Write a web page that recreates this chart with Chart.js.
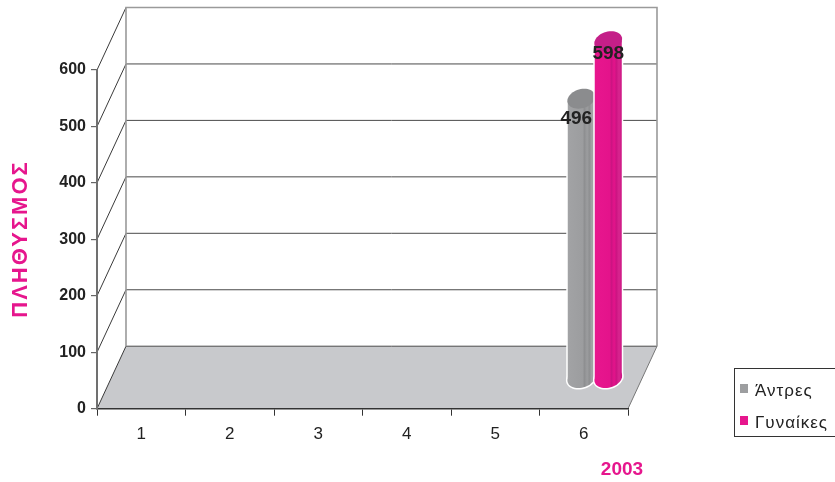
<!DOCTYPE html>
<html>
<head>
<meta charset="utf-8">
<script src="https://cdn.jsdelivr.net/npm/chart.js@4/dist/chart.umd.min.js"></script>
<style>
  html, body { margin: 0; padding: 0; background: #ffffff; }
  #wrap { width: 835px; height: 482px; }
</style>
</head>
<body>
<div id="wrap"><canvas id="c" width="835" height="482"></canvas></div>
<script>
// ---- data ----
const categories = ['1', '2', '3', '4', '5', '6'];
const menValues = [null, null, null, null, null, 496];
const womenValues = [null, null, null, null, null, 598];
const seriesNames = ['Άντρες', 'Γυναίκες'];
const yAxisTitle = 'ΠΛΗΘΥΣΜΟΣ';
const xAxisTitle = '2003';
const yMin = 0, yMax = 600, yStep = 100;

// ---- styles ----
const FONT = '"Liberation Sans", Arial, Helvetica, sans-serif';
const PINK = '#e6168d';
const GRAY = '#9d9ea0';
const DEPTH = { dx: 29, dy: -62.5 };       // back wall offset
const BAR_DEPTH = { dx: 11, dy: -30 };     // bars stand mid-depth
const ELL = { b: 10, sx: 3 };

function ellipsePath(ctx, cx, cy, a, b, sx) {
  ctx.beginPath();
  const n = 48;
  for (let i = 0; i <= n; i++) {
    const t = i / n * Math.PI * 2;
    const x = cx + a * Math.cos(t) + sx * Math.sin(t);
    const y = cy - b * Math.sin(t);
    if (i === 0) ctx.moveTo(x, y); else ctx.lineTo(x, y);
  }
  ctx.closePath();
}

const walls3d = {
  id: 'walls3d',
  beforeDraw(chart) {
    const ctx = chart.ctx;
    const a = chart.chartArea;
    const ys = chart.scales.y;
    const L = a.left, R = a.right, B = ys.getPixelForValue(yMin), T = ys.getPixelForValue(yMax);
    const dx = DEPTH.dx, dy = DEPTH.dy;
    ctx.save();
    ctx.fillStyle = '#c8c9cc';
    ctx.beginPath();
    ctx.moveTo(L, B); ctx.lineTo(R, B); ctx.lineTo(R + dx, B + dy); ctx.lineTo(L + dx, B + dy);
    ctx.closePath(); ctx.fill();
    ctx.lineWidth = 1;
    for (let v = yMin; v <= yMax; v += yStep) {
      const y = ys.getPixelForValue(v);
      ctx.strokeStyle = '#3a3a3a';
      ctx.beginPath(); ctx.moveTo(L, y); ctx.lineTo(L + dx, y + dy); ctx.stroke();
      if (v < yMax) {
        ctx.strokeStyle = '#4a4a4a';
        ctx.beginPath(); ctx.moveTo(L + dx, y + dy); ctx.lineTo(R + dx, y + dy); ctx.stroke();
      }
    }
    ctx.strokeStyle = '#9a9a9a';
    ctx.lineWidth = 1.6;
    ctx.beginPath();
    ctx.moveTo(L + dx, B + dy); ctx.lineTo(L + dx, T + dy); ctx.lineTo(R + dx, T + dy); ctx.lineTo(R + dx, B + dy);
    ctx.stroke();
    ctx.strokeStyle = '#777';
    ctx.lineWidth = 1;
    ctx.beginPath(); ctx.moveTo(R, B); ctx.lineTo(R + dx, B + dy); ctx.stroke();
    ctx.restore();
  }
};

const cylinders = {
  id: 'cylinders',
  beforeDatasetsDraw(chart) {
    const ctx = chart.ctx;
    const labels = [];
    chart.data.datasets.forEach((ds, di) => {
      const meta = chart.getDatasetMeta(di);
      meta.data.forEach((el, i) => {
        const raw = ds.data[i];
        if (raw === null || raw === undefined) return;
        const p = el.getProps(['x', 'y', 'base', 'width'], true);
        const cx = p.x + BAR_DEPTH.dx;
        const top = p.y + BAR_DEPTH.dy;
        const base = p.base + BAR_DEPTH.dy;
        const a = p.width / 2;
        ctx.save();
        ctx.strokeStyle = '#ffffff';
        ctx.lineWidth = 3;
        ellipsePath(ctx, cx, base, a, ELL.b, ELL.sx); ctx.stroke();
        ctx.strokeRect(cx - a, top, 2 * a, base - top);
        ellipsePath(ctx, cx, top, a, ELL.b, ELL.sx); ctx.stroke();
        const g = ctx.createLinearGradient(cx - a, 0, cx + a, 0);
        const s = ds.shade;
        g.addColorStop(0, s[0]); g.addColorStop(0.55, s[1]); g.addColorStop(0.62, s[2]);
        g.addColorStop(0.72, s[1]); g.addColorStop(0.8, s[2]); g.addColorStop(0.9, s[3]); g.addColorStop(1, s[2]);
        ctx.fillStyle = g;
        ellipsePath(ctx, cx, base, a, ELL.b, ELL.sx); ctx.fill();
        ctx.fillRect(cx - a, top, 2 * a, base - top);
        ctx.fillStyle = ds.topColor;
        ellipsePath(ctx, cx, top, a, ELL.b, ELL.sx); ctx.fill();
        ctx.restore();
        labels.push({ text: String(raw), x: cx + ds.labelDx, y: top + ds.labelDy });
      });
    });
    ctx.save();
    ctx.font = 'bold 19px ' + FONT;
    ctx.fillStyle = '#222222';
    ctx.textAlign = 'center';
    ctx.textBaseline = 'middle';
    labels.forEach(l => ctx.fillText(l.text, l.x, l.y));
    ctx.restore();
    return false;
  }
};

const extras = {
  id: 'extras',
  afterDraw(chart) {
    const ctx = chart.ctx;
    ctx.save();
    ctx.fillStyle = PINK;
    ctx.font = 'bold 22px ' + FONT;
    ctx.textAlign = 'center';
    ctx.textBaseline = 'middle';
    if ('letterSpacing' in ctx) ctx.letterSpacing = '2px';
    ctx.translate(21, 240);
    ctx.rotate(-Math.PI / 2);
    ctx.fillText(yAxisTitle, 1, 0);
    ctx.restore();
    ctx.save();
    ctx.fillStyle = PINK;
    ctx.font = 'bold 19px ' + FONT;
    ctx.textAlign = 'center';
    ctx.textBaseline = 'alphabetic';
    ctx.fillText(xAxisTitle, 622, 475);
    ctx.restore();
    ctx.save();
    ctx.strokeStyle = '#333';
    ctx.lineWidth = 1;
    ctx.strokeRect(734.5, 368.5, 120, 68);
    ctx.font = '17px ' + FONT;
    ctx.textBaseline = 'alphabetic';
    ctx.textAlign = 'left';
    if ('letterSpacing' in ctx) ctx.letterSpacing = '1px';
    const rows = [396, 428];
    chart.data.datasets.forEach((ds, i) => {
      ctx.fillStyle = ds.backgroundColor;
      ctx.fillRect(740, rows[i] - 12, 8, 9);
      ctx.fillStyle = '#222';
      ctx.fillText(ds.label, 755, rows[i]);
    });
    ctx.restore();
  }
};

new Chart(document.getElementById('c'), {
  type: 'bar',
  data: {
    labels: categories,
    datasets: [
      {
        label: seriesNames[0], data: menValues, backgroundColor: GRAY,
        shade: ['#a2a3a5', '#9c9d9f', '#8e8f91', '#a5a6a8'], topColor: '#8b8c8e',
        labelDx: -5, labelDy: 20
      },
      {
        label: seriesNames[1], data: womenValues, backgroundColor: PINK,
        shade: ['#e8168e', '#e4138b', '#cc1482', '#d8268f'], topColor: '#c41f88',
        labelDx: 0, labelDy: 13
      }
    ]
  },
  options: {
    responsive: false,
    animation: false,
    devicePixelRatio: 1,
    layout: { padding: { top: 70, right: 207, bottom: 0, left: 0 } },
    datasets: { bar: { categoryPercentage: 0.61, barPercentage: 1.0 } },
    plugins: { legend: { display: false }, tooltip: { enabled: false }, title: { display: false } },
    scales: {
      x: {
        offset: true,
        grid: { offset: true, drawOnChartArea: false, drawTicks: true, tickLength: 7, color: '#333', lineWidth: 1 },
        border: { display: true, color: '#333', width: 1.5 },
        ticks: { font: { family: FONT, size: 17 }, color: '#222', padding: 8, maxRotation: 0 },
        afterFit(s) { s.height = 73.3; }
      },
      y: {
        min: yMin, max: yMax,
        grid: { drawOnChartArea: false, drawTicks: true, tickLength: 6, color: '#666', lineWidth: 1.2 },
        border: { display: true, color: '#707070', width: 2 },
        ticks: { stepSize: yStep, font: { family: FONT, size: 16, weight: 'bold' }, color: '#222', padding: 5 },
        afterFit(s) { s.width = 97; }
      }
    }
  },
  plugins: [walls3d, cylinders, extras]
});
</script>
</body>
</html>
* * *
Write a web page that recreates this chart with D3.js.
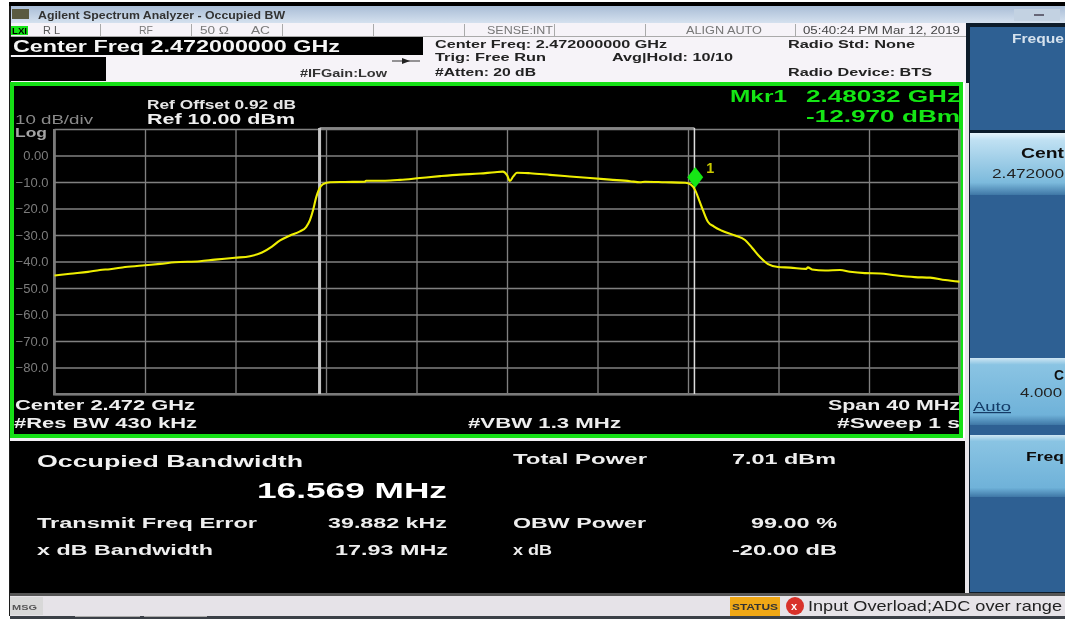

▶ _Given problem_: Your task is to reproduce only the lines from the one with "Write a web page that recreates this chart with Chart.js." through the one with "b: 10, sx: 3", keeping both ends. Skip every picture.

▶ _Expected answer_:
Write a web page that recreates this chart with Chart.js.
<!DOCTYPE html>
<html>
<head>
<meta charset="utf-8">
<script src="https://cdn.jsdelivr.net/npm/chart.js@4/dist/chart.umd.min.js"></script>
<style>
  html, body { margin: 0; padding: 0; background: #ffffff; }
  #wrap { width: 835px; height: 482px; }
</style>
</head>
<body>
<div id="wrap"><canvas id="c" width="835" height="482"></canvas></div>
<script>
// ---- data ----
const categories = ['1', '2', '3', '4', '5', '6'];
const menValues = [null, null, null, null, null, 496];
const womenValues = [null, null, null, null, null, 598];
const seriesNames = ['Άντρες', 'Γυναίκες'];
const yAxisTitle = 'ΠΛΗΘΥΣΜΟΣ';
const xAxisTitle = '2003';
const yMin = 0, yMax = 600, yStep = 100;

// ---- styles ----
const FONT = '"Liberation Sans", Arial, Helvetica, sans-serif';
const PINK = '#e6168d';
const GRAY = '#9d9ea0';
const DEPTH = { dx: 29, dy: -62.5 };       // back wall offset
const BAR_DEPTH = { dx: 11, dy: -30 };     // bars stand mid-depth
const ELL = { b: 10, sx: 3 };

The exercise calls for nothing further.